If there’s a lesson to be learned from the last few days in the saga of the Beach Boys, it’s that when dealing with conflict, it’s probably best to just sit down and talk about it, rather than release competing articles in the Los Angeles Times and make us feel sad for everyone involved.
Last week, Beach Boy Mike Love (who, like Axl Rose before him, controls the rights to the name of the band that made him famous) wrote a lengthy piece in the Times about how, contrary to the reports in the mean old media, he did not “fire” Brian Wilson from the group for a run of tour dates in the fall.
Not to be outdone, Wilson countered with a lengthy newspaper-hosted diatribe of his own this morning. “As far as I know I can’t be fired—that wouldn’t be cool,” Wilson wrote. “The negativity surrounding all the comments bummed me out. What’s confusing is that by Mike not wanting or letting Al, David and me tour with the band, it sort of feels like we’re being fired.”

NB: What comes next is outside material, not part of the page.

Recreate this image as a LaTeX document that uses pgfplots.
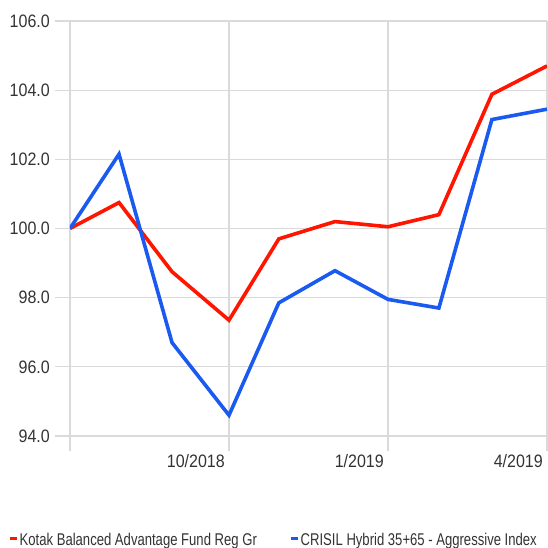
\documentclass[border=0pt]{standalone}
\usepackage{pgfplots}
\pgfplotsset{compat=1.18}
\usepackage{fontspec}
\setmainfont{Liberation Sans}
\newfontfamily\tickfont{Liberation Sans}[FakeStretch=0.89]
\newfontfamily\legfont{Liberation Sans}[FakeStretch=0.77]
\definecolor{gridgray}{HTML}{DADADA}
\definecolor{txt}{HTML}{333333}
\definecolor{fundred}{HTML}{FF1500}
\definecolor{idxblue}{HTML}{1A5AF0}
\pgfplotstableread{
x fund idx
0 100.00 100.00
0.925 100.75 102.15
1.925 98.75 96.70
3 97.35 94.60
3.94 99.70 97.85
5 100.20 98.78
6 100.05 97.95
6.96 100.40 97.70
7.96 103.88 103.15
9 104.70 103.45
}\datatable
\begin{document}
\begin{tikzpicture}
\path[use as bounding box] (0pt,0pt) rectangle (547pt,548pt);
\begin{axis}[
  at={(70pt,112pt)}, anchor=south west,
  scale only axis, width=477pt, height=415pt,
  xmin=0, xmax=9, ymin=94, ymax=106,
  axis line style={draw=none},
  xtick={0,3,6,9}, xticklabels={,10/2018,1/2019,4/2019},
  ytick={94,96,...,106},
  grid=major,
  grid style={gridgray, line width=1.3pt},
  major tick style={gridgray, line width=1.3pt},
  xmajorgrids, ymajorgrids,
  tick align=outside, major tick length=15pt,
  xtick pos=bottom, ytick pos=left,
  yticklabel={\pgfmathprintnumber[fixed,fixed zerofill,precision=1]{\tick}},
  /pgf/number format/assume math mode=true,
  yticklabel style={font=\tickfont\fontsize{18}{20}\selectfont, text=txt, anchor=east, inner sep=0pt, xshift=-5pt},
  xticklabel style={font=\tickfont\fontsize{18}{20}\selectfont, text=txt, anchor=north east, inner sep=0pt, xshift=-4pt, yshift=-3pt},
  legend style={at={(rel axis cs:-0.1300,-0.2506)}, anchor=west, draw=none, fill=none,
    font=\legfont\fontsize{17}{19}\selectfont, text=txt, inner sep=0pt,
    nodes={inner sep=1.5pt}, column sep=0pt},
  legend columns=2,
  legend image code/.code={\draw[#1, line width=3pt, line cap=butt] (0pt,1pt) -- (7pt,1pt);},
  clip=true,
]
\addplot[fundred, line width=3.6pt, mark=none] table[x=x, y=fund] {\datatable};
\addlegendentry{\makebox[268pt][l]{Kotak Balanced Advantage Fund Reg Gr}}
\addplot[idxblue, line width=3.6pt, mark=none] table[x=x, y=idx] {\datatable};
\addlegendentry{CRISIL Hybrid 35+65 - Aggressive Index}
\end{axis}
\end{tikzpicture}
\end{document}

After thanking Capitol Records and talking about what a thrill it was to record a new album and tour with his old band again, Wilson really gets down to the meat of the matter. “After Mike booked a couple of shows with Bruce, Al and I were, of course, disappointed. Then there was confusion in some markets when photos of me, Al and David and the 50th reunion band appeared on websites advertising his shows,” Wilson wrote.

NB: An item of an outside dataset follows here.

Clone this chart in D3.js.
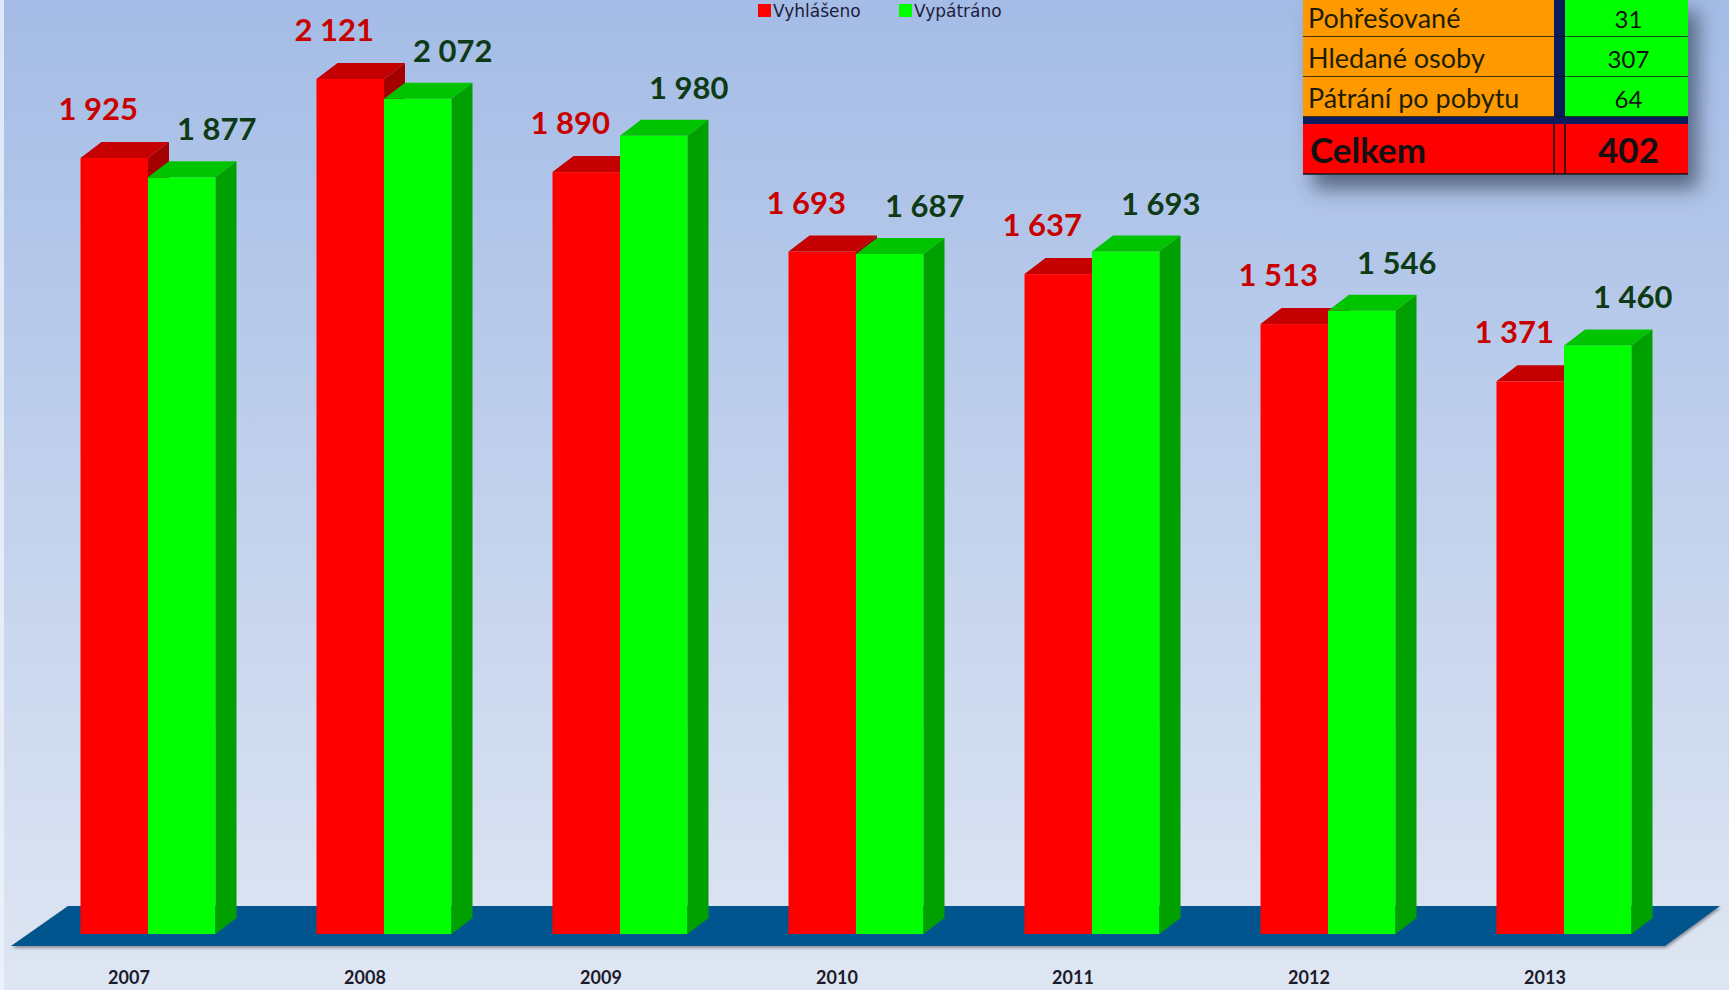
<!DOCTYPE html>
<html>
<head>
<meta charset="utf-8">
<script src="https://cdn.jsdelivr.net/npm/d3@7/dist/d3.min.js"></script>
<style>
  html, body { margin: 0; padding: 0; overflow: hidden; }
  svg { display: block; }
</style>
</head>
<body>
<svg width="1729" height="990"></svg>
<script>
var years = ["2007", "2008", "2009", "2010", "2011", "2012", "2013"];
var vyhlaseno = [1925, 2121, 1890, 1693, 1637, 1513, 1371];
var vypatrano = [1877, 2072, 1980, 1687, 1693, 1546, 1460];
var seriesNames = ["Vyhlášeno", "Vypátráno"];
var tableLabels = ["Pohřešované", "Hledané osoby", "Pátrání po pobytu"];
var tableValues = [31, 307, 64];
var totalLabel = "Celkem";
var totalValue = 402;

var W = 1729, H = 990;
var depthX = 21, depthY = 16;
var barW = 67.5;

var colors = {
	red: {front: "#ff0000", top: "#c40000", side: "#a50000", label: "#c80000"},
	green: {front: "#00ff00", top: "#00c400", side: "#00a000", label: "#0e3a16"}
};

var fmt = d3.formatLocale({decimal: ",", thousands: " ", grouping: [3], currency: ["", ""]}).format(",d");

var svg = d3.select("svg");
var defs = svg.append("defs");

var bg = defs.append("linearGradient").attr("id", "bg")
	.attr("x1", 0).attr("y1", 0).attr("x2", 0).attr("y2", 1);
bg.append("stop").attr("offset", "0%").attr("stop-color", "#a4bce6");
bg.append("stop").attr("offset", "100%").attr("stop-color", "#dfe6f3");

var sh = defs.append("filter").attr("id", "shadow")
	.attr("x", "-20%").attr("y", "-20%").attr("width", "150%").attr("height", "160%");
sh.append("feDropShadow").attr("dx", 10).attr("dy", 14).attr("stdDeviation", 10)
	.attr("flood-color", "#3a4660").attr("flood-opacity", 0.75);

var fsh = defs.append("filter").attr("id", "floorShadow")
	.attr("x", "-5%").attr("y", "-50%").attr("width", "110%").attr("height", "200%");
fsh.append("feDropShadow").attr("dx", 1).attr("dy", 2).attr("stdDeviation", 1.5)
	.attr("flood-color", "#555").attr("flood-opacity", 0.6);

svg.append("rect").attr("width", W).attr("height", H).attr("fill", "url(#bg)");
svg.append("rect").attr("width", 4).attr("height", H).attr("fill", "#eef2fa").attr("opacity", 0.8);

var x = d3.scaleBand().domain(years).range([30, 1682]);
var y = d3.scaleLinear().domain([0, 2121]).range([934, 79]);

function cx(d) { return x(d) + x.bandwidth() / 2; }

// floor
var x0 = x.range()[0], x1 = x.range()[1], yb = y(0);
svg.append("polygon")
	.attr("points", [
		[x0 - 19, yb + 12], [x0 + 38, yb - 28],
		[x1 + 38, yb - 28], [x1 - 17, yb + 12]
	].map(function(p) { return p.join(","); }).join(" "))
	.attr("fill", "#03558f")
	.attr("filter", "url(#floorShadow)");

var bars = [];
years.forEach(function(yr, i) {
	bars.push({year: yr, v: vyhlaseno[i], x: cx(yr) - barW, c: colors.red, s: 0});
	bars.push({year: yr, v: vypatrano[i], x: cx(yr), c: colors.green, s: 1});
});

var g = svg.selectAll("g.bar")
	.data(bars)
	.enter()
	.append("g")
	.attr("class", "bar");

g.append("rect")
	.attr("x", function(d) { return d.x; })
	.attr("y", function(d) { return y(d.v); })
	.attr("width", barW)
	.attr("height", function(d) { return y(0) - y(d.v); })
	.attr("fill", function(d) { return d.c.front; });

g.append("polygon")
	.attr("points", function(d) {
		var t = y(d.v);
		return [[d.x, t], [d.x + depthX, t - depthY], [d.x + barW + depthX, t - depthY], [d.x + barW, t]].join(" ");
	})
	.attr("fill", function(d) { return d.c.top; });

g.append("polygon")
	.attr("points", function(d) {
		var t = y(d.v), r = d.x + barW;
		return [[r, t], [r + depthX, t - depthY], [r + depthX, y(0) - depthY], [r, y(0)]].join(" ");
	})
	.attr("fill", function(d) { return d.c.side; });

svg.selectAll("text.val")
	.data(bars)
	.enter()
	.append("text")
	.attr("class", "val")
	.attr("x", function(d) { return d.x + barW / 2 + (d.s ? 35 : -16); })
	.attr("y", function(d) { return y(d.v) - (d.s ? 37 : 38); })
	.attr("text-anchor", "middle")
	.style("font-family", "Lato, 'Open Sans', sans-serif")
	.style("font-weight", "bold")
	.style("font-size", "31px")
	.style("fill", function(d) { return d.c.label; })
	.text(function(d) { return fmt(d.v); });

svg.selectAll("text.year")
	.data(years)
	.enter()
	.append("text")
	.attr("class", "year")
	.attr("x", function(d) { return cx(d) - 19; })
	.attr("y", 984)
	.attr("text-anchor", "middle")
	.style("font-family", "Lato, sans-serif")
	.style("font-weight", "bold")
	.style("font-size", "18px")
	.style("fill", "#1b1b2b")
	.text(function(d) { return d; });

// legend
var legend = svg.append("g").attr("transform", "translate(758,4)");
var li = legend.selectAll("g")
	.data(seriesNames)
	.enter()
	.append("g")
	.attr("transform", function(d, i) { return "translate(" + (i * 141) + ",0)"; });
li.append("rect").attr("width", 13).attr("height", 13)
	.attr("fill", function(d, i) { return i ? colors.green.front : colors.red.front; });
li.append("text").attr("x", 15).attr("y", 13)
	.style("font-family", "'DejaVu Sans', sans-serif")
	.style("font-size", "17px")
	.style("fill", "#1d1d3a")
	.text(function(d) { return d; });

// summary table
var tL = 1303, tM = 1554, tM2 = 1565, tR = 1688, rowH = 40, tTop = -3;
var table = svg.append("g").attr("filter", "url(#shadow)");
var rows = table.selectAll("g.row")
	.data(tableLabels)
	.enter()
	.append("g")
	.attr("class", "row")
	.attr("transform", function(d, i) { return "translate(0," + (tTop + i * rowH) + ")"; });
rows.append("rect").attr("x", tL).attr("width", tM - tL).attr("height", rowH).attr("fill", "#ff9900");
rows.append("rect").attr("x", tM).attr("width", tM2 - tM).attr("height", rowH).attr("fill", "#0a1f5c");
rows.append("rect").attr("x", tM2).attr("width", tR - tM2).attr("height", rowH).attr("fill", "#00ff00");
rows.append("line").attr("x1", tL).attr("x2", tR).attr("y1", rowH).attr("y2", rowH)
	.attr("stroke", "#111").attr("stroke-width", 1.5);

var tbY = tTop + tableLabels.length * rowH;
table.append("rect").attr("x", tL).attr("y", tbY).attr("width", tR - tL).attr("height", 7).attr("fill", "#0a1f5c");
table.append("rect").attr("x", tL).attr("y", tbY + 7).attr("width", tR - tL).attr("height", 50).attr("fill", "#ff0000");
table.append("line").attr("x1", tM).attr("x2", tM).attr("y1", tbY + 7).attr("y2", tbY + 57).attr("stroke", "#111").attr("stroke-width", 1.5);
table.append("line").attr("x1", tM2).attr("x2", tM2).attr("y1", tbY + 7).attr("y2", tbY + 57).attr("stroke", "#111").attr("stroke-width", 1.5);
table.append("line").attr("x1", tL).attr("x2", tR).attr("y1", tbY + 57).attr("y2", tbY + 57).attr("stroke", "#111").attr("stroke-width", 1.5);

var tt = svg.append("g");
tt.selectAll("text.lab")
	.data(tableLabels)
	.enter()
	.append("text")
	.attr("x", tL + 5)
	.attr("y", function(d, i) { return tTop + i * rowH + 31; })
	.style("font-family", "Lato, sans-serif")
	.style("font-size", "27px")
	.style("fill", "#1e1e06")
	.text(function(d) { return d; });
tt.selectAll("text.num")
	.data(tableValues)
	.enter()
	.append("text")
	.attr("x", (tM2 + tR) / 2 + 2)
	.attr("y", function(d, i) { return tTop + i * rowH + 31; })
	.attr("text-anchor", "middle")
	.style("font-family", "Lato, sans-serif")
	.style("font-size", "24px")
	.style("fill", "#111")
	.text(function(d) { return d; });
tt.append("text").attr("x", tL + 7).attr("y", tbY + 46)
	.style("font-family", "Lato, sans-serif").style("font-weight", "bold")
	.style("font-size", "35px").style("fill", "#111").text(totalLabel);
tt.append("text").attr("x", (tM2 + tR) / 2 + 2).attr("y", tbY + 46).attr("text-anchor", "middle")
	.style("font-family", "Lato, sans-serif").style("font-weight", "bold")
	.style("font-size", "35px").style("fill", "#111").text(totalValue);
</script>
</body>
</html>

“At that point my attorney merely suggested to Mike’s attorney that a possible press release in those markets might be appropriate to stop the confusion, which was in no one’s best interest. That’s it, plain and simple, and a strategy was open for discussion, which never happened.
“That’s why I was completely blindsided by his press release. I had no idea that it was coming out, since it was crafted by Mike’s personal PR firm without my knowledge or approval. No one in my camp would have approved it or the timing.

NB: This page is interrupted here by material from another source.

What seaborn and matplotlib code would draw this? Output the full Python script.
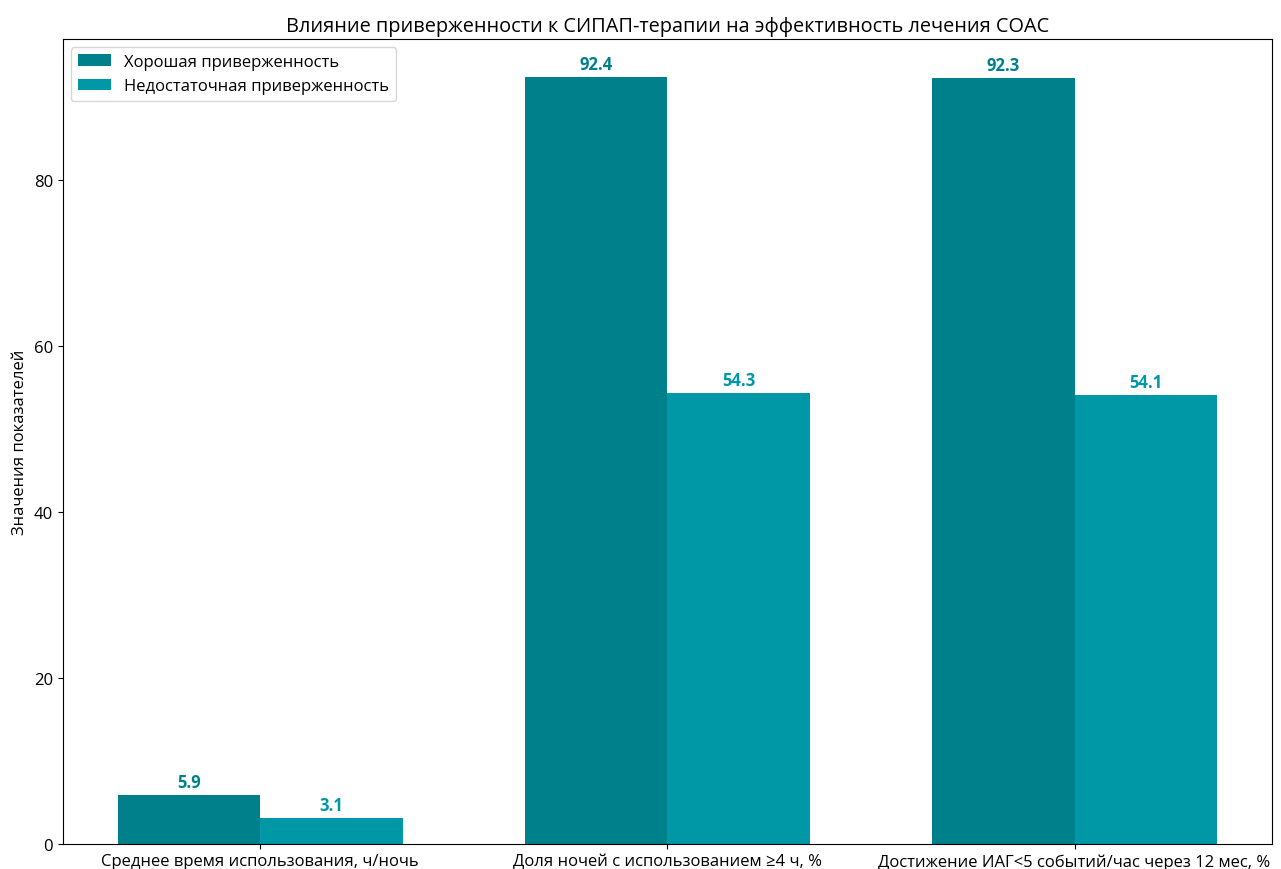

“I’m disappointed that Mike would now say that the release was done at the request of my representative. The first I heard about it was at the Grammy Museum event. We hadn’t even discussed as a band what we were going to do with all the offers that were coming in for more 50th shows.”
Wilson wraps it up thusly: “While I appreciate the nice cool things Mike said about me in his letter, and I do and always will love him as my cousin and bandmate, at the same time I’m still left wondering why he doesn’t want to continue this great trip we’re on. Al and I want to keep going because we believe we owe it to the music. That’s it in a nutshell, all these conversations need to be between the shareholders, and I welcome Mike to call me.”
So who is right in this scenario? Does Love have the right to do what he wants, or is Wilson an irreplaceable member of the band? And shouldn’t everybody just have, you know, dropped a group e-mail or something?